• _WHAT YOU WILL DO_
Without including the pictures, copy out every line below.

• _SUPPLIED MATERIAL_
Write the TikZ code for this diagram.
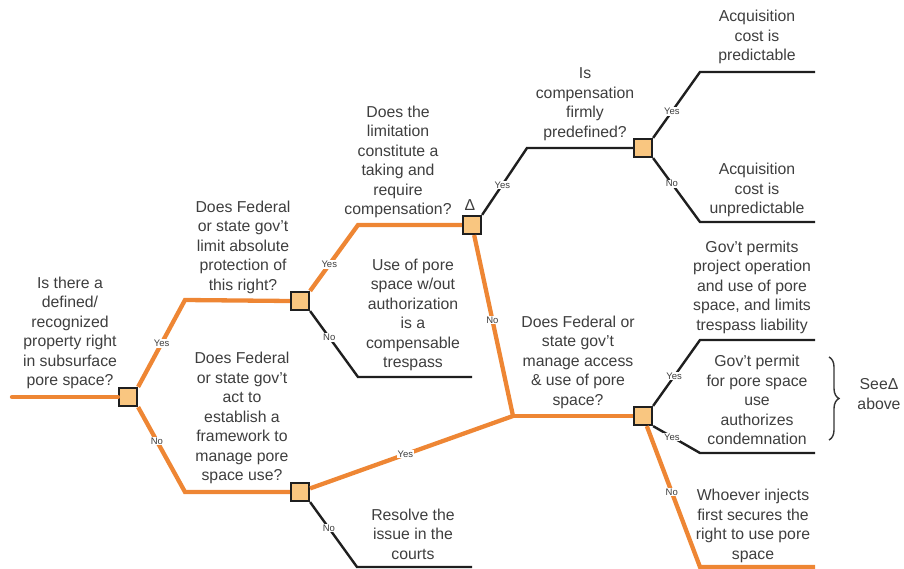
\documentclass[tikz,border=0pt]{standalone}
\usepackage{fontspec}
\setmainfont{Liberation Sans}
\usetikzlibrary{decorations.pathreplacing}
\definecolor{branch}{RGB}{238,134,52}
\definecolor{boxfill}{RGB}{249,198,128}
\definecolor{ink}{RGB}{62,62,62}

\begin{document}
\begin{tikzpicture}[x=1pt, y=-1pt,
  decision/.style={draw=black!88, fill=boxfill, line width=2.2pt, minimum size=18pt, inner sep=0pt},
  live/.style={line width=4.3pt, branch},
  dead/.style={line width=2.4pt, black!88},
  txt/.style={align=center, text=ink, inner sep=0pt, font=\fontsize{15.8}{19.5}\selectfont},
  ans/.style={fill=white, inner sep=0.8pt, text=ink, font=\fontsize{9.5}{10}\selectfont}]

  \useasboundingbox (0,0) rectangle (904,569);

  \node[decision] (q1) at (128,397) {};
  \node[decision] (q2) at (300,301) {};
  \node[decision] (q3) at (300,492) {};
  \node[decision] (q4) at (472,225) {};
  \node[decision] (q5) at (643,148) {};
  \node[decision] (q6) at (643,416) {};

  \coordinate (start) at (12,397);
  \coordinate (b1) at (185,300);
  \coordinate (b2) at (185,492);
  \coordinate (b3) at (358,225);
  \coordinate (b4) at (358,377);  \coordinate (e4) at (472,377);
  \coordinate (b5) at (527,148);
  \coordinate (j) at (513,416);
  \coordinate (b6) at (700,72);   \coordinate (e6) at (815,72);
  \coordinate (b7) at (700,222);  \coordinate (e7) at (815,222);
  \coordinate (b8) at (700,340);  \coordinate (e8) at (815,340);
  \coordinate (b9) at (700,453);  \coordinate (e9) at (815,453);
  \coordinate (b10) at (700,567); \coordinate (e10) at (815,567);
  \coordinate (b11) at (357,567); \coordinate (e11) at (472,567);

  % orange path
  \draw[live, line cap=round] (start) -- (q1.west);
  \draw[live] (q1.north east) -- node[ans, pos=0.5] {Yes} (b1) -- (q2.west);
  \draw[live] (q1.south east) -- node[ans, pos=0.4] {No} (b2) -- (q3.west);
  \draw[live] (q2.north east) -- node[ans, pos=0.4] {Yes} (b3) -- (q4.west);
  \draw[live] (q4) -- node[ans, pos=0.47] {No} (j);
  \draw[live] (q3) -- node[ans, pos=0.47] {Yes} (j);
  \draw[live] (j) -- (q6.west);
  \draw[live] (q6) -- node[ans, pos=0.47] {No} (b10) -- (e10);

  % black branches
  \draw[dead] (q2.south east) -- node[ans, pos=0.4] {No} (b4) -- (e4);
  \draw[dead] (q3.south east) -- node[ans, pos=0.4] {No} (b11) -- (e11);
  \draw[dead] (q4.north east) -- node[ans, pos=0.45] {Yes} (b5) -- (q5.west);
  \draw[dead] (q5.north east) -- node[ans, pos=0.4] {Yes} (b6) -- (e6);
  \draw[dead] (q5.south east) -- node[ans, pos=0.4] {No} (b7) -- (e7);
  \draw[dead] (q6.north east) -- node[ans, pos=0.45] {Yes} (b8) -- (e8);
  \draw[dead] (q6.south east) -- node[ans, pos=0.4] {Yes} (b9) -- (e9);

  \node[txt] (t1) at (70,333) {Is there a\\defined/\\recognized\\property right\\in subsurface\\pore space?};
  \node[txt] (t2) at (243,247) {Does Federal\\or state gov't\\limit absolute\\protection of\\this right?};
  \node[txt] (t3) at (242,418) {Does Federal\\or state gov't\\act to\\establish a\\framework to\\manage pore\\space use?};
  \node[txt] (t4) at (398,162) {Does the\\limitation\\constitute a\\taking and\\require\\compensation?};
  \node[txt] (t5) at (413,315) {Use of pore\\space w/out\\authorization\\is a\\compensable\\trespass};
  \node[txt] (t6) at (585,104) {Is\\compensation\\firmly\\predefined?};
  \node[txt] (t7) at (757,37) {Acquisition\\cost is\\predictable};
  \node[txt] (t8) at (757,190) {Acquisition\\cost is\\unpredictable};
  \node[txt] (t9) at (752,287) {Gov't permits\\project operation\\and use of pore\\space, and limits\\trespass liability};
  \node[txt] (t10) at (578,362) {Does Federal or\\state gov't\\manage access\\\& use of pore\\space?};
  \node[txt] (t11) at (757,400) {Gov't permit\\for pore space\\use\\authorizes\\condemnation};
  \node[txt] (t12) at (753,526) {Whoever injects\\first secures the\\right to use pore\\space};
  \node[txt] (t13) at (413,534) {Resolve the\\issue in the\\courts};
  \node[txt] (t14) at (879,394) {SeeΔ\\above};
  \node[txt] (delta) at (470,205) {Δ};

  \draw[line width=1.4pt, black!80, decorate, decoration={brace, amplitude=10pt}] (829,357) -- (829,440);

\end{tikzpicture}
\end{document}
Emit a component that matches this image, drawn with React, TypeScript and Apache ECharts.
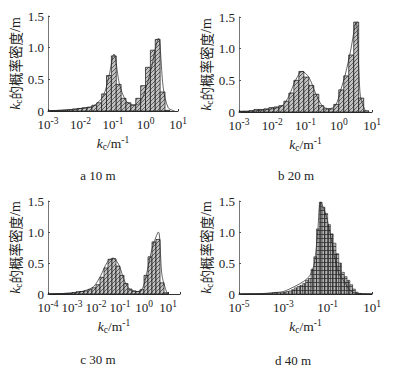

• _RESULT OF THIS EXERCISE_
Write the TikZ code for this diagram.
\documentclass[tikz,border=0pt]{standalone}
\usepackage{fontspec}
\setmainfont{Liberation Sans}
\usetikzlibrary{decorations.pathreplacing}
\definecolor{branch}{RGB}{238,134,52}
\definecolor{boxfill}{RGB}{249,198,128}
\definecolor{ink}{RGB}{62,62,62}

\begin{document}
\begin{tikzpicture}[x=1pt, y=-1pt,
  decision/.style={draw=black!88, fill=boxfill, line width=2.2pt, minimum size=18pt, inner sep=0pt},
  live/.style={line width=4.3pt, branch},
  dead/.style={line width=2.4pt, black!88},
  txt/.style={align=center, text=ink, inner sep=0pt, font=\fontsize{15.8}{19.5}\selectfont},
  ans/.style={fill=white, inner sep=0.8pt, text=ink, font=\fontsize{9.5}{10}\selectfont}]

  \useasboundingbox (0,0) rectangle (904,569);

  \node[decision] (q1) at (128,397) {};
  \node[decision] (q2) at (300,301) {};
  \node[decision] (q3) at (300,492) {};
  \node[decision] (q4) at (472,225) {};
  \node[decision] (q5) at (643,148) {};
  \node[decision] (q6) at (643,416) {};

  \coordinate (start) at (12,397);
  \coordinate (b1) at (185,300);
  \coordinate (b2) at (185,492);
  \coordinate (b3) at (358,225);
  \coordinate (b4) at (358,377);  \coordinate (e4) at (472,377);
  \coordinate (b5) at (527,148);
  \coordinate (j) at (513,416);
  \coordinate (b6) at (700,72);   \coordinate (e6) at (815,72);
  \coordinate (b7) at (700,222);  \coordinate (e7) at (815,222);
  \coordinate (b8) at (700,340);  \coordinate (e8) at (815,340);
  \coordinate (b9) at (700,453);  \coordinate (e9) at (815,453);
  \coordinate (b10) at (700,567); \coordinate (e10) at (815,567);
  \coordinate (b11) at (357,567); \coordinate (e11) at (472,567);

  % orange path
  \draw[live, line cap=round] (start) -- (q1.west);
  \draw[live] (q1.north east) -- node[ans, pos=0.5] {Yes} (b1) -- (q2.west);
  \draw[live] (q1.south east) -- node[ans, pos=0.4] {No} (b2) -- (q3.west);
  \draw[live] (q2.north east) -- node[ans, pos=0.4] {Yes} (b3) -- (q4.west);
  \draw[live] (q4) -- node[ans, pos=0.47] {No} (j);
  \draw[live] (q3) -- node[ans, pos=0.47] {Yes} (j);
  \draw[live] (j) -- (q6.west);
  \draw[live] (q6) -- node[ans, pos=0.47] {No} (b10) -- (e10);

  % black branches
  \draw[dead] (q2.south east) -- node[ans, pos=0.4] {No} (b4) -- (e4);
  \draw[dead] (q3.south east) -- node[ans, pos=0.4] {No} (b11) -- (e11);
  \draw[dead] (q4.north east) -- node[ans, pos=0.45] {Yes} (b5) -- (q5.west);
  \draw[dead] (q5.north east) -- node[ans, pos=0.4] {Yes} (b6) -- (e6);
  \draw[dead] (q5.south east) -- node[ans, pos=0.4] {No} (b7) -- (e7);
  \draw[dead] (q6.north east) -- node[ans, pos=0.45] {Yes} (b8) -- (e8);
  \draw[dead] (q6.south east) -- node[ans, pos=0.4] {Yes} (b9) -- (e9);

  \node[txt] (t1) at (70,333) {Is there a\\defined/\\recognized\\property right\\in subsurface\\pore space?};
  \node[txt] (t2) at (243,247) {Does Federal\\or state gov't\\limit absolute\\protection of\\this right?};
  \node[txt] (t3) at (242,418) {Does Federal\\or state gov't\\act to\\establish a\\framework to\\manage pore\\space use?};
  \node[txt] (t4) at (398,162) {Does the\\limitation\\constitute a\\taking and\\require\\compensation?};
  \node[txt] (t5) at (413,315) {Use of pore\\space w/out\\authorization\\is a\\compensable\\trespass};
  \node[txt] (t6) at (585,104) {Is\\compensation\\firmly\\predefined?};
  \node[txt] (t7) at (757,37) {Acquisition\\cost is\\predictable};
  \node[txt] (t8) at (757,190) {Acquisition\\cost is\\unpredictable};
  \node[txt] (t9) at (752,287) {Gov't permits\\project operation\\and use of pore\\space, and limits\\trespass liability};
  \node[txt] (t10) at (578,362) {Does Federal or\\state gov't\\manage access\\\& use of pore\\space?};
  \node[txt] (t11) at (757,400) {Gov't permit\\for pore space\\use\\authorizes\\condemnation};
  \node[txt] (t12) at (753,526) {Whoever injects\\first secures the\\right to use pore\\space};
  \node[txt] (t13) at (413,534) {Resolve the\\issue in the\\courts};
  \node[txt] (t14) at (879,394) {SeeΔ\\above};
  \node[txt] (delta) at (470,205) {Δ};

  \draw[line width=1.4pt, black!80, decorate, decoration={brace, amplitude=10pt}] (829,357) -- (829,440);

\end{tikzpicture}
\end{document}
Emit a component that matches this image, drawn with React, TypeScript and Apache ECharts.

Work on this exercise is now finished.